Show Report
This season, Stefano Pilati seemed to be content to go with the flow, and embrace Yves Saint Laurent's past.
Sometimes, designing for Yves Saint Laurent must feel like having a goody-two shoes older brother, a Golden Child who can do no wrong. After all, you're inevitably standing in the shadows of one of the greatest fashion legacies of the twentieth century - it could be difficult to shoulder the burden.

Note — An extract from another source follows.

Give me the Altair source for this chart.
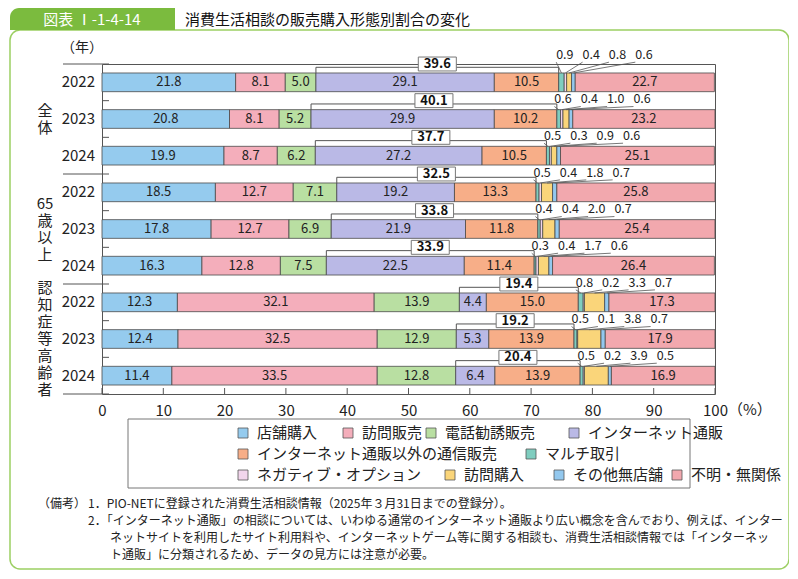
import altair as alt
import pandas as pd

FONT = "Noto Sans CJK JP"

categories = ["店舗購入", "訪問販売", "電話勧誘販売", "インターネット通販",
              "インターネット通販以外の通信販売", "マルチ取引", "ネガティブ・オプション",
              "訪問購入", "その他無店舗", "不明・無関係"]
colors = ["#95CBEE", "#F4AEBB", "#B9DFA2", "#BAB9E6", "#F7AE88",
          "#7FCDBF", "#F2D5EC", "#FAD57A", "#93C8EE", "#F2A8AE"]

groups = ["全\n体", "65\n歳\n以\n上", "認\n知\n症\n等\n高\n齢\n者"]
years = ["2022", "2023", "2024", "2022", "2023", "2024", "2022", "2023", "2024"]

store = [21.8, 20.8, 19.9, 18.5, 17.8, 16.3, 12.3, 12.4, 11.4]
door = [8.1, 8.1, 8.7, 12.7, 12.7, 12.8, 32.1, 32.5, 33.5]
phone = [5.0, 5.2, 6.2, 7.1, 6.9, 7.5, 13.9, 12.9, 12.8]
internet = [29.1, 29.9, 27.2, 19.2, 21.9, 22.5, 4.4, 5.3, 6.4]
mail = [10.5, 10.2, 10.5, 13.3, 11.8, 11.4, 15.0, 13.9, 13.9]
multi = [0.9, 0.6, 0.5, 0.5, 0.4, 0.3, 0.8, 0.5, 0.5]
negative = [0.4, 0.4, 0.3, 0.4, 0.4, 0.4, 0.2, 0.1, 0.2]
purchase = [0.8, 1.0, 0.9, 1.8, 2.0, 1.7, 3.3, 3.8, 3.9]
other = [0.6, 0.6, 0.6, 0.7, 0.7, 0.6, 0.7, 0.7, 0.5]
unknown = [22.7, 23.2, 25.1, 25.8, 25.4, 26.4, 17.3, 17.9, 16.9]
comm_total = [39.6, 40.1, 37.7, 32.5, 33.8, 33.9, 19.4, 19.2, 20.4]

series = [store, door, phone, internet, mail, multi, negative, purchase, other, unknown]
x_ticks = list(range(0, 101, 10))

ROW_PX = 330 / 9
LINE_H = 17

# ---------- derived tables ----------
seg_rows, brk_rows, box_rows, small_rows = [], [], [], []
for i in range(len(years)):
    cum = 0.0
    starts, ends = [], []
    for c, vals in enumerate(series):
        v = vals[i]
        starts.append(cum)
        ends.append(cum + v)
        seg_rows.append(dict(row=i, cat=categories[c], ci=c, x0=cum, x1=cum + v,
                             xm=cum + v / 2, yt=i + 0.245, yb=i + 0.755, yc=i + 0.5,
                             lab=f"{v:.1f}"))
        cum += v
    s, e = starts[3], ends[4]
    yb = i + 0.09
    for o, (xx, yy) in enumerate([(s, i + 0.245), (s, yb), (e, yb), (e, i + 0.245)]):
        brk_rows.append(dict(row=i, o=o, x=xx, y=yy))
    mid = (s + e) / 2
    box_rows.append(dict(row=i, xm=mid, xa=mid - 3.1, xb=mid + 3.1,
                         ya=i - 0.19, yb=i + 0.19, yc=i + 0.0, lab=f"{comm_total[i]:.1f}"))
    ly = (i - 0.25) if i == 0 else (i - 0.04)
    for k, c in enumerate(range(5, 9)):
        lx = e + 1.0 + 4.3 * k
        small_rows.append(dict(row=i, lx=lx, ly=ly, sx=(starts[c] + ends[c]) / 2,
                               sy=i + 0.245, ex=lx - 1.4, ey=ly + 0.2,
                               lab=f"{series[c][i]:.1f}"))

seg = pd.DataFrame(seg_rows)
brk = pd.DataFrame(brk_rows)
box = pd.DataFrame(box_rows)
small = pd.DataFrame(small_rows)
year_df = pd.DataFrame(dict(y=[i + 0.5 for i in range(9)], t=years))
group_centers = [1.5, 4.5, 7.5]
group_df = pd.DataFrame(dict(
    y=[c - (g.count("\n")) * LINE_H / ROW_PX / 2 for c, g in zip(group_centers, groups)],
    t=groups))
sep_df = pd.DataFrame(dict(y=[0, 3, 6, 9]))
rowtick_df = pd.DataFrame(dict(y=[1, 2, 4, 5, 7, 8]))
xtick_df = pd.DataFrame(dict(x=x_ticks))

xscale = alt.Scale(domain=[0, 100], nice=False, zero=True)
yscale = alt.Scale(domain=[0, 9], reverse=True, nice=False, zero=False)


def X(f):
    return alt.X(f, type="quantitative", scale=xscale, title=None)


def Y(f):
    return alt.Y(f, type="quantitative", scale=yscale, axis=None, title=None)


def txt(s, x, y, size=12, color="#222", align="left", weight="normal", **kw):
    return alt.Chart(pd.DataFrame({"t": [s]})).mark_text(
        font=FONT, fontSize=size, color=color, align=align, baseline="middle",
        fontWeight=weight, **kw
    ).encode(x=alt.value(x), y=alt.value(y), text="t:N")


def rect(x, y, x2, y2, **kw):
    return alt.Chart(pd.DataFrame({"a": [0]})).mark_rect(**kw).encode(
        x=alt.value(x), y=alt.value(y), x2=alt.value(x2), y2=alt.value(y2))


# ---------- frame & title ----------
frame = rect(-92, -34, 687, 505, fill="white", fillOpacity=0, stroke="#9CCF63",
             strokeWidth=1.5, cornerRadius=10)
title_box = rect(-92, -56, 73, -34, fill="#7BBB3E", cornerRadiusTopLeft=9)
title_id = txt("図表 Ⅰ-1-4-14", -10, -44, size=15, color="white", align="center")
title_txt = txt("消費生活相談の販売購入形態別割合の変化", 83, -44, size=15, color="#111")
nen = txt("（年）", -20, -16, size=14, align="center")

# ---------- main ----------
bars = alt.Chart(seg).mark_bar(stroke="#4a4a4a", strokeWidth=0.8).encode(
    x=alt.X("x0:Q", scale=xscale, title=None,
            axis=alt.Axis(values=x_ticks, ticks=False, domain=False, grid=False,
                          labelFontSize=15, labelPadding=9, labelColor="#222",
                          labelFont=FONT, labelFlush=False)),
    x2="x1:Q",
    y=Y("yt"), y2="yb:Q",
    color=alt.Color("cat:N", scale=alt.Scale(domain=categories, range=colors), legend=None),
)

big = seg[seg["ci"].isin([0, 1, 2, 3, 4, 9])]
vals = alt.Chart(big).mark_text(font=FONT, fontSize=13, color="#222").encode(
    x=X("xm"), y=Y("yc"), text="lab:N")

bracket = alt.Chart(brk).mark_line(color="#555", strokeWidth=1).encode(
    x=X("x"), y=Y("y"), detail="row:N", order="o:Q")

boxr = alt.Chart(box).mark_rect(fill="white", stroke="#777", strokeWidth=1).encode(
    x=X("xa"), x2="xb:Q", y=Y("ya"), y2="yb:Q")
boxt = alt.Chart(box).mark_text(font=FONT, fontSize=13, fontWeight="bold", color="#111").encode(
    x=X("xm"), y=Y("yc"), text="lab:N")

leaders = alt.Chart(small).mark_rule(color="#555", strokeWidth=0.8).encode(
    x=X("sx"), y=Y("sy"), x2="ex:Q", y2="ey:Q")
smallt = alt.Chart(small).mark_text(font=FONT, fontSize=12.5, color="#222").encode(
    x=X("lx"), y=Y("ly"), text="lab:N")

xticks = alt.Chart(xtick_df).mark_rule(color="#555").encode(
    x=X("x"), y=alt.value(324), y2=alt.value(330))
seps = alt.Chart(sep_df).mark_rule(color="#555").encode(
    y=Y("y"), x=alt.value(-39), x2=alt.value(7))
rowticks = alt.Chart(rowtick_df).mark_rule(color="#555").encode(
    y=Y("y"), x=alt.value(0), x2=alt.value(7))

yearlab = alt.Chart(year_df).mark_text(font=FONT, fontSize=15, color="#222", align="right").encode(
    x=alt.value(-7), y=Y("y"), text="t:N")
grouplab = alt.Chart(group_df).mark_text(font=FONT, fontSize=15, color="#222", align="center",
                                         baseline="middle", lineBreak="\n",
                                         lineHeight=LINE_H).encode(
    x=alt.value(-57), y=Y("y"), text="t:N")
pct = txt("（%）", 626, 346, size=15, align="left")

# ---------- legend ----------
leg_items = [
    (0, 155, 369), (1, 260, 369), (2, 343, 369), (3, 486, 369),
    (4, 155, 390), (5, 443, 390),
    (6, 155, 411), (7, 362, 411), (8, 471, 411), (9, 589, 411),
]
leg_layers = [rect(26, 355, 588, 424, fill="white", stroke="#777", strokeWidth=1)]
for ci, tx, ty in leg_items:
    leg_layers.append(rect(tx - 19, ty - 5, tx - 9, ty + 5, fill=colors[ci],
                           stroke="#555", strokeWidth=0.8))
    leg_layers.append(txt(categories[ci], tx, ty, size=15))

# ---------- notes ----------
notes = [
    txt("（備考）", -64, 440, size=12),
    txt("1．PIO-NETに登録された消費生活相談情報（2025年３月31日までの登録分）。", -14, 440, size=12),
    txt("2．「インターネット通販」の相談については、いわゆる通常のインターネット通販より広い概念を含んでおり、例えば、インター",
        -14, 457, size=12),
    txt("ネットサイトを利用したサイト利用料や、インターネットゲーム等に関する相談も、消費生活相談情報では「インターネッ",
        8, 474, size=12),
    txt("ト通販」に分類されるため、データの見方には注意が必要。", 8, 491, size=12),
]

chart = alt.layer(
    frame, title_box, title_id, title_txt, nen,
    bars, vals, bracket, boxr, boxt, leaders, smallt,
    xticks, seps, rowticks, yearlab, grouplab, pct,
    *leg_layers, *notes,
).properties(
    width=613, height=330,
    autosize=alt.AutoSizeParams(type="none"),
    padding={"left": 94, "top": 56, "right": 74, "bottom": 176},
).configure_view(stroke="#555", strokeWidth=1).configure_text(font=FONT)

chart.save("out.html", embed_options={"renderer": "svg", "actions": False})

This season, Stefano Pilati seemed to be content to go with the flow, and embrace Yves Saint Laurent's past. He printed the YSL house facade on his invitations, and showed his collection in the childhood home of one of Saint Laurent's most passionate and devoted clients, Marie-Hélène de Rothschild - you can't get much more comfortable than that. That bears mention because YSL's history has been a prickly subject for him of late - last season he scissored holes under the arms of pristine YSL jackets, and for last spring he seemed to caricature couture, reinterpreting Yves' framboise-strewn blouses as curtain-hemmed peasant dresses and leather-appliqued skirts left to unravel. If the latter was about confusion, and the former about protection, this collection seemed to be about safety - or at least, about offering pieces that were safely ensconced in the pantheon of fashion greats. Witness Pilati's take on the beyond-iconic YSL blouse, the trench, the jumpsuit, the peasant frock, the chiffon gown. All design classics, all house classics, all present and very very correct. Certainly it didn't seem as if Pilati was trying to push our buttons while thumbing his nose at the house's heritage anymore (an ambidextrous feat, which maybe explains a few of his slip-ups). Instead, Pilati followed the flow for S/S 2011 and paid homage to Saint Laurent.

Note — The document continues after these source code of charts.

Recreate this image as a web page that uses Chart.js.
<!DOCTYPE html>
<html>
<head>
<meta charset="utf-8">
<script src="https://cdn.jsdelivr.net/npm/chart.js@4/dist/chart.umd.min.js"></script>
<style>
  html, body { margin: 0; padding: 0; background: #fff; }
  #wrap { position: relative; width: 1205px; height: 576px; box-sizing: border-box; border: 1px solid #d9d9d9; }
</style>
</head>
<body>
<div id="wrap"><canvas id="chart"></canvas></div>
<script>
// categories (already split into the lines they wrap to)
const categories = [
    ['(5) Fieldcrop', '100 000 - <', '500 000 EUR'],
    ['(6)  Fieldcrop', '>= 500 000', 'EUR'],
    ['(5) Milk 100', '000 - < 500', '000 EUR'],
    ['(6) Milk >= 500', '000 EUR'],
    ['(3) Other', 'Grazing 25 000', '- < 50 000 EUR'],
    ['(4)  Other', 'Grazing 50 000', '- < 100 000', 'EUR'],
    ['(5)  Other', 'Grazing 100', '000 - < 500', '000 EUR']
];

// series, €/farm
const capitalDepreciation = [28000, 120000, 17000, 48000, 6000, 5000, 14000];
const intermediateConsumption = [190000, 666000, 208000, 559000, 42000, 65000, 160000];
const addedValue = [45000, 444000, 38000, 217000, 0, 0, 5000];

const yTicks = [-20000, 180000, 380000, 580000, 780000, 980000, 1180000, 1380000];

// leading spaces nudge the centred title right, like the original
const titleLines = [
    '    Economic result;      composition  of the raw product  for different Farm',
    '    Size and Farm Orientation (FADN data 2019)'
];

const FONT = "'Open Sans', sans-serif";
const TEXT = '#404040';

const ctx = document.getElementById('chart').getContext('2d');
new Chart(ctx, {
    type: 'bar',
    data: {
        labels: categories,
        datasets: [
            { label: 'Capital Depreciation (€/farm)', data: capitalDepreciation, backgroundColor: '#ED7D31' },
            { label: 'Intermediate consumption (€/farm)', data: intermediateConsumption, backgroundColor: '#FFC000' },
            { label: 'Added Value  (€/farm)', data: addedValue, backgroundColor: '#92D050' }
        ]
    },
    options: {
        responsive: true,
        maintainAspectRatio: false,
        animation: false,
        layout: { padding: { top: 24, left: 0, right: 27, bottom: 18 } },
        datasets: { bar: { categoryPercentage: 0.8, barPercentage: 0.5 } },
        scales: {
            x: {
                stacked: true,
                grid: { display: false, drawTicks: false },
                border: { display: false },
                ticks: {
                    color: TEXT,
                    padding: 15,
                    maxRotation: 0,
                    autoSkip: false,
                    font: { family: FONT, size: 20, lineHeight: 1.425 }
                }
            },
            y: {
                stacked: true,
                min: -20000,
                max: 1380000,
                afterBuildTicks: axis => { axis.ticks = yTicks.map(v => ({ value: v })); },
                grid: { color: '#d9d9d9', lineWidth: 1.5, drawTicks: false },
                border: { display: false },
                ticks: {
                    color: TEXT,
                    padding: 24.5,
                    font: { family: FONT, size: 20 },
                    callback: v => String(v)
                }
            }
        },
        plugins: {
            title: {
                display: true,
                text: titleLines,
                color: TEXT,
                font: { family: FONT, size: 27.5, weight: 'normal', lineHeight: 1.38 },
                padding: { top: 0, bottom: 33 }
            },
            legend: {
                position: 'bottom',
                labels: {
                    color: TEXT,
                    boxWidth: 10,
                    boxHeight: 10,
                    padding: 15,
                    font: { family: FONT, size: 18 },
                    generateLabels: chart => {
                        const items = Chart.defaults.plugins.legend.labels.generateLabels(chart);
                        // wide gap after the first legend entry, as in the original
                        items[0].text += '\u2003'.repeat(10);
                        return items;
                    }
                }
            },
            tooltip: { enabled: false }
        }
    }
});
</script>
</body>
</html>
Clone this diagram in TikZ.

It was a refreshing change of pace, but at times it felt perhaps a little too safe, as if Pilati was reverentially towing the party line and paying his dues. Those garments, as I said, are so classic to be standard reference-points in fashion now, and many of them have been riffed on by designers across the world for next season. Pilati's versions this season were wonderful reminders of how masterful Saint Laurent's eye was - and many, many women will want to wear what he offered on his catwalk - but did they tell us anything about the terribly talented Mr Pilati? Did they take us anywhere new? Yves Saint Laurent today is equal parts master past and master present, and it is Pilati's eye rather than the house's archives that will take us into the future. Ultimately, this profoundly, even prosaically, safe collection would have benefitted from some of Pilati's danger.